I'd really like the chance to meet one of these hip Southern belles, but so far I've only seen them in the movies. They seem to exist only in one particular corner of the Hollywood backlot: a mythical South where everybody's a colorful eccentric living in a small town, the houses are all grand decaying Victorians, and mosquitoes don't exist.

But I suppose I have at least caught glimpses of such people and places—enough to inspire a sense of patience when facing such precious tributes to Southern womanhood as Crimes of the Heart, Miss Firecracker, Crazy in Alabama, Fried Green Tomatoes, and the Grande Dame of crazed-Dixie-firecracker movies, Steel Magnolias. Although I don't really buy their Southern-fried histrionics and implausible characters, I can see why a certain audience would: For all the misfortunes that may beset their heroines, these movies are lifestyle fantasies with the kinds of friendships we all wish we had.

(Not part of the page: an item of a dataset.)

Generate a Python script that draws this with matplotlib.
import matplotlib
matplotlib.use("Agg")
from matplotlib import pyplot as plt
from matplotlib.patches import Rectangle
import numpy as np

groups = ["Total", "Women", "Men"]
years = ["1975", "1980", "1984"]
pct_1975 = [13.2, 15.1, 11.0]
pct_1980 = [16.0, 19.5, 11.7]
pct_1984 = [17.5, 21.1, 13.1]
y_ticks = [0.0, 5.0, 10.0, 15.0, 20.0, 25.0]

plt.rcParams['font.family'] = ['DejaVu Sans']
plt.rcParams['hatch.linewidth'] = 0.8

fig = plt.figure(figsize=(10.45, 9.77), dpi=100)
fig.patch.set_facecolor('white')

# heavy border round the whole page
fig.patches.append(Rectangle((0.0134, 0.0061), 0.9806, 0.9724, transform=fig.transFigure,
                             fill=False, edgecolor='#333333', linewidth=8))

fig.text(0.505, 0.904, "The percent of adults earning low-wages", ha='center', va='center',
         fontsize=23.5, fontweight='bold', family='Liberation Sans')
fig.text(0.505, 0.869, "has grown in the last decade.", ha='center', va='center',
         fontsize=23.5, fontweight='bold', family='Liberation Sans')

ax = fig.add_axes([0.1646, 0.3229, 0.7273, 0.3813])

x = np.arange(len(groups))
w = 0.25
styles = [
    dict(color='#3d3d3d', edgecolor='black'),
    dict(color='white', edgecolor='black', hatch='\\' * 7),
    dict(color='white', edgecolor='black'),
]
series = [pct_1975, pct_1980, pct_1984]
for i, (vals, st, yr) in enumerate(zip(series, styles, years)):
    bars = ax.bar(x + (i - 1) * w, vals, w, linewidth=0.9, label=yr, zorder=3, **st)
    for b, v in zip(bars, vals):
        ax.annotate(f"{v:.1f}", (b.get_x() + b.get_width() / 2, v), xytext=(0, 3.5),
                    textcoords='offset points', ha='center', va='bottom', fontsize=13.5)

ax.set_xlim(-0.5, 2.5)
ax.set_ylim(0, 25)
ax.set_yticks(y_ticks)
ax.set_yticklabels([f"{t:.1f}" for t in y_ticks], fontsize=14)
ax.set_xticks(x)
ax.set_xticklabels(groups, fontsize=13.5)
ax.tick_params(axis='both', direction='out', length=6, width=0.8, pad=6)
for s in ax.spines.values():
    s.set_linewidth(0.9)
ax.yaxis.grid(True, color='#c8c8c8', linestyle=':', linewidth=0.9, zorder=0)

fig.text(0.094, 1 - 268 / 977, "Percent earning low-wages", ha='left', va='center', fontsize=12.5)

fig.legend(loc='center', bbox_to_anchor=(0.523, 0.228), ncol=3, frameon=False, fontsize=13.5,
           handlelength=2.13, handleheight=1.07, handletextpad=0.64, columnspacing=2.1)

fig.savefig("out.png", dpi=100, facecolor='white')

The latest addition to this sub-genre, Divine Secrets of the Ya-Ya Sisterhood, has many of the same faults of its sister films: messy, unbelievable, melodramatic. But it also has a fine cast, good lines from writer/director Callie Khouri, and a powerful family conflict that sometimes transcends the clunky storytelling.

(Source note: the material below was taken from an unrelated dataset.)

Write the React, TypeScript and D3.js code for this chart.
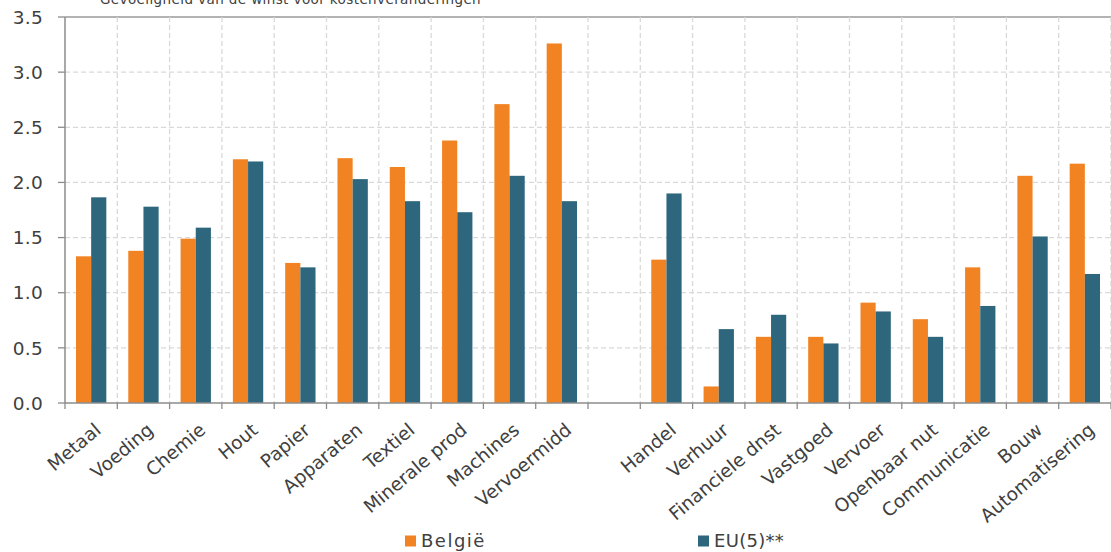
import React from "react";
import * as d3 from "d3";

const categories = ["Metaal", "Voeding", "Chemie", "Hout", "Papier", "Apparaten", "Textiel", "Minerale prod", "Machines", "Vervoermidd", "", "Handel", "Verhuur", "Financiele dnst", "Vastgoed", "Vervoer", "Openbaar nut", "Communicatie", "Bouw", "Automatisering"];
const belgie: (number | null)[] = [1.33, 1.38, 1.49, 2.21, 1.27, 2.22, 2.14, 2.38, 2.71, 3.26, null, 1.30, 0.15, 0.60, 0.60, 0.91, 0.76, 1.23, 2.06, 2.17];
const eu5: (number | null)[] = [1.865, 1.78, 1.59, 2.19, 1.23, 2.03, 1.83, 1.73, 2.06, 1.83, null, 1.90, 0.67, 0.80, 0.54, 0.83, 0.60, 0.88, 1.51, 1.17];
const yTicks = [0, 0.5, 1, 1.5, 2, 2.5, 3, 3.5];
const seriesNames = ["België", "EU(5)**"];
const title = "Gevoeligheid van de winst voor kostenveranderingen";

const W = 1111, H = 552;
const left = 65, right = 1111, top = 17, bottom = 403;
const ORANGE = "#F28322", BLUE = "#2E677D";
const FONT = "'DejaVu Sans', Verdana, sans-serif";

export default function App() {
  const x = d3.scaleBand<number>().domain(d3.range(categories.length)).range([left, right]).paddingInner(0).paddingOuter(0);
  const y = d3.scaleLinear().domain([0, 3.5]).range([bottom, top]);
  const bw = x.bandwidth();
  const barW = bw * 0.29;
  const series = [belgie, eu5];
  const colors = [ORANGE, BLUE];
  const boundaries = d3.range(categories.length + 1).map((i) => left + i * bw);
  return (
    <svg width={W} height={H} style={{ position: "absolute", left: 0, top: 0, background: "#fff" }} fontFamily={FONT}>
      <text x={100} y={3.5} fontSize={13.5} letterSpacing={0.4} fill="#404040">{title}</text>
      {yTicks.map((t) => (
        <g key={t}>
          {t > 0 && t < 3.5 && (
            <line x1={left} x2={right} y1={y(t)} y2={y(t)} stroke="#D9D9D9" strokeWidth={1.3} strokeDasharray="5,3" />
          )}
          <line x1={left - 7} x2={left} y1={y(t)} y2={y(t)} stroke="#8C8C8C" strokeWidth={1.3} />
          <text x={43} y={y(t)} dy="0.36em" textAnchor="end" fontSize={18.5} letterSpacing={0.3} fill="#404040">{t.toFixed(1)}</text>
        </g>
      ))}
      <line x1={left} x2={right} y1={y(3.5)} y2={y(3.5)} stroke="#9A9A9A" strokeWidth={1.3} />
      {boundaries.slice(1).map((bx, i) => (
        <line key={i} x1={bx} x2={bx} y1={top} y2={bottom} stroke="#D9D9D9" strokeWidth={1.3} strokeDasharray="5,3" />
      ))}
      {series.map((s, si) =>
        s.map((v, i) =>
          v == null ? null : (
            <rect key={si + "-" + i} x={(x(i) as number) + bw / 2 - barW + si * barW} y={y(v)} width={barW} height={bottom - y(v)} fill={colors[si]} />
          )
        )
      )}
      <line x1={left} x2={left} y1={top} y2={bottom} stroke="#8C8C8C" strokeWidth={1.5} />
      <line x1={left} x2={right} y1={bottom} y2={bottom} stroke="#8C8C8C" strokeWidth={1.5} />
      {boundaries.map((bx, i) => (
        <line key={i} x1={bx} x2={bx} y1={bottom} y2={bottom + 6} stroke="#8C8C8C" strokeWidth={1.3} />
      ))}
      {categories.map((c, i) =>
        c ? (
          <text key={c} transform={`translate(${(x(i) as number) + bw / 2 + 11},${432}) rotate(-40)`} textAnchor="end" fontSize={18.5} fill="#404040">{c}</text>
        ) : null
      )}
      {seriesNames.map((n, i) => {
        const lx = i === 0 ? 405 : 698;
        return (
          <g key={n}>
            <rect x={lx} y={535.5} width={11} height={11} fill={colors[i]} />
            <text x={lx + 16} y={541} dy="0.36em" fontSize={18} fill="#404040" letterSpacing={i === 0 ? 1.5 : 0.3}>{n}</text>
          </g>
        );
      })}
    </svg>
  );
}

Based on the cult novel of the same name by Rebecca Wells, Divine Secrets concerns itself with the relationship between successful 30-ish playwright Sidda, (Sandra Bullock) and her rather emotional 70-ish mother Vivi (Ellen Burstyn). (Don't expect common names like "Martha" or "Jane" in a movie like this.) In an interview in Time, Sidda comments that her plays are inspired by the troubled upbringing she had courtesy of her mother. Once Vivi reads this, she responds by screaming, crying, breaking things, and then disowning her daughter. In order to mend their relationship, Vivi's septuagenarian friends in the Ya-Ya Sisterhood (Maggie Smith as "Caro," Fionnula Flanagan as "Teensy," and Shirley Knight as "Necie") drug Sidda and cart her back to Louisiana from New York City. There, they tell her stories of the Ya-Yas and explain why her mother is the way she is.

While the characters' actions are for the most part rather unlikely, the underlying story does try to get at a reality most other family movies avoid: Not all parents are great. In fact, some people really stink at parenting, leaving emotional scars on their children that will last well into adulthood. As Divine Secrets reveals—when it manages to stay focused—many who've undergone a horrible childhood vow never to do the same with their own children... only to commit other, equally damaging acts. It's not because these are evil people, but rather they are ones who are mentally ill-equipped to raise and nurture children. But that isn't to say that parents and their grown children can't grow to understand each other as adults with similar problems, and to move beyond past sins—a theme which Divine Secrets eventually gets around to imparting.

Khouri, the writer behind Something to Talk About and Thelma & Louise, makes her directing debut with Divine Secrets, and it shows. Literally. All too often, the story is overshadowed by simple problems that probably could've been fixed. Much of the movie is told in flashback as the Ya-Yas recollect their crazy times with Vivi—but the chronology and the characters are difficult to follow. While the book was set in the '80s, there's no indication in the movie of what time we're in to begin with, so you'll probably assume it's 2002. If that's so, then most of the flashbacks involving Sidda as a girl must have occurred in the '70s—yet every flashback looks like it's set in the '50s. Likewise, some scenes are jarringly misplaced; in one sequence set in the present, the Ya-Yas are dressed to the nines and heading out in a convertible—and then, suddenly, they're all back in their respective homes, without a clue as to where they were going, why they were dressed up, or why we had to see them get in a car in the first place. There are problems like these aplenty.

Nevertheless, the cast of Ya-Yas deliver some affecting performances, led by Ashley Judd as the younger, flashback-Vivi. While Burstyn's present-Vivi is mostly a collection of mannerisms, Judd manages to portray a complex character—a beautiful young woman who has created a life for herself that's far from her aspirations, and who consequently suffers emotional and psychological misery that bleeds into the lives of her family with devastating effects. Judd is often better than the movies she selects, and it's true here as well. While Divine Secrets of the Ya-Ya Sisterhood offers meaningful themes and enjoyable characters, Khouri's inexperience as a director results in a movie that only partly satisfies.